You will find much of the background in my new book The Weather Observer’s Handbook (Cambridge University Press, 2012), details of which can also be found on this site, together with useful links and downloads.

Stephen Burt
Author, The Weather Observer’s Handbook

A nation obsessed with the weather? Yes, certainly, but which nation?


Tip of The Day
The calibration of all barometric pressure sensors, particularly electronic units, should be checked regularly to avoid calibration drift. More details are given in The Weather Observer's Handbook, Chapter 15.
When choosing a weather station, or components of a weather station, carefully consider the key decision areas. Should the system be cabled, or wireless? Is it easy to set up and use? How many sensors are offered, and how accurate and reliable will they be? Are all the sensors mounted in one ‘integrated’ system, or can they be positioned separately for the optimum exposure in each case? Do the records obtained need to conform to ‘official standards’? Examples and suggestions are given in The Weather Observer’s Handbook.
A once-daily ‘morning observation’ is the best time to read/reset any manual instruments in use, as well as perform visual checks on the operation of the sensors for an automatic weather station AWS, particularly raingauge funnels which are likely to become blocked if left unchecked.

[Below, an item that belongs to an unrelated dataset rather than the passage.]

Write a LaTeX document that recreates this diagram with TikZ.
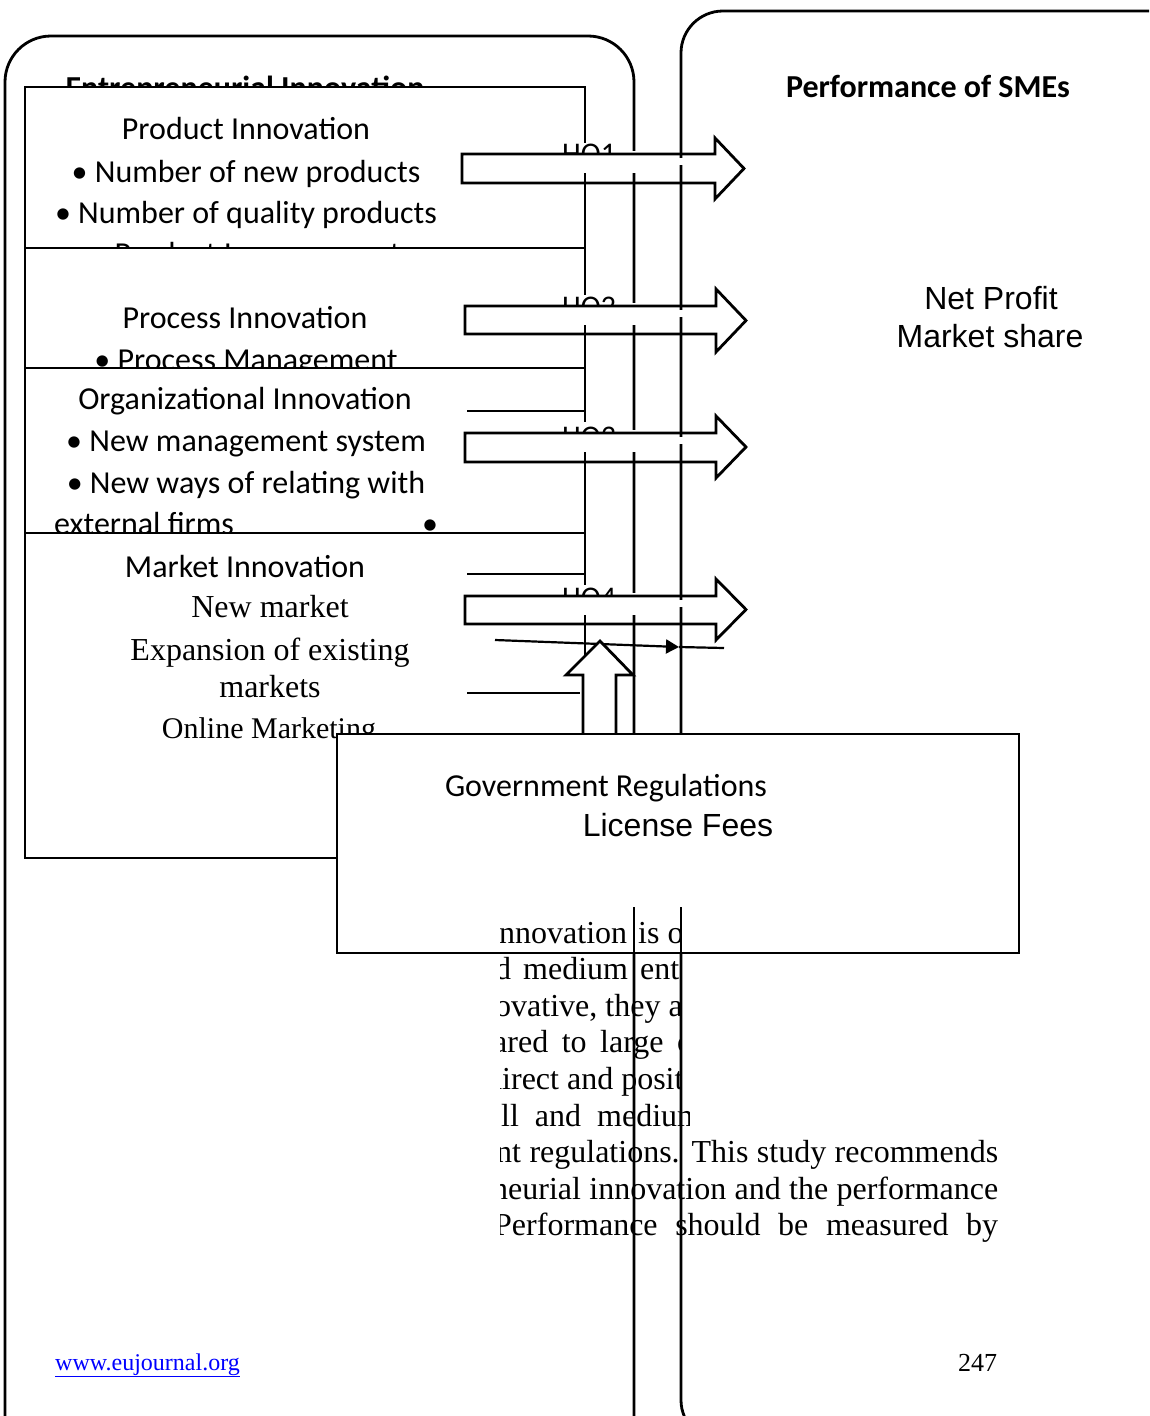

A manual observation also provides a convenient opportunity to note current weather details such as the amount and types of cloud, the surface visibility, present weather, the occurrence of lying snow, and so on.
Terminal hours based around ‘day maximum’ and ‘night minimum’ temperatures (where the extremes span only 12 hour periods) will generally give results which are incompatible with ‘24 hour’ sites, particularly in temperate latitudes in the winter months.
Precipitation measurements are very sensitive to exposure – particularly to the wind – and the choice of site is very important to ensure comparable and consistent records are obtained. Choose an unsheltered (but not too exposed) spot for the raingauge/s – loss of catch through wind effects is the greatest single error in precipitation measurements, particularly in snow. A site on short grass or gravel is preferable. Wherever possible, obstructions (particularly upwind obstructions in the direction of the prevailing rain-bearing winds) should be at least twice their height away from the raingauge. Rooftop sites are particularly vulnerable to wind effects and should be avoided. The site should also be secure, but accessible for maintenance (grass cutting, etc.) as required.